It’s truly amazing when we get to cover news of people who single-handedly create something truly significant. Churches on a mountain side, for instance. Or in this case, an entire forest. Jadav Payeng, a man in his mid-fifties, has been instrumental in converting a sand bar in the middle of the river Brahmaputra in Assam, India, into a huge forest. His work of the past 31 years is being recognized by tourists and film-makers, the world over.
Mulai, as Jadav is known among locals, started work on the land in 1980. A scheme was launched at that time by the social forestry division of the district, involving the planting of trees on only 200 hectares.
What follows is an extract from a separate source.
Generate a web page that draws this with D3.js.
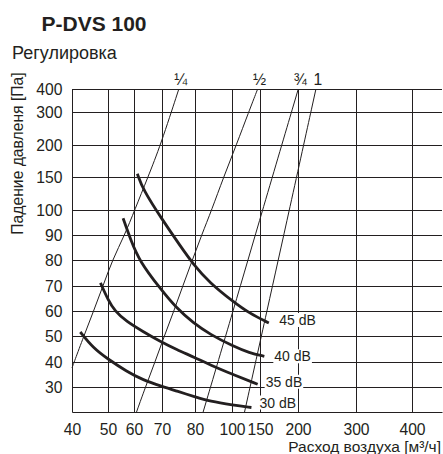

The project was completed after 5 years and all the laborers left, except Mulai. Dedicated to the forest, he stayed on and single-handedly looked after the trees, continuing to plant more of them. Eventually, the forest expanded to 550 hectares. According to Assistant Conservator of Forest, Gunin Saikia, this is perhaps the world’s biggest forest in the middle of a river. Mulai says there’s potential to extend this even further to 1000 hectares. Inspired, the department has planned to launch another plantation program this year.
The Assamese name given to the forest is “Mulai Kathoni,” meaning Mulai’s forest. It is home to several thousands of varieties of trees. Bamboo alone covers about 300 hectares. And it’s not just the plants, there’s wildlife living in there too. There are about four tigers, three rhinos and more than a hundred deer, rabbits and apes. There are innumerable varieties of birds who call this place home, as well. A herd of about 100 elephants is known to visit the place every year for six months. Mulai Kathoni has attracted several visitors so far, including British film maker Tom Robert.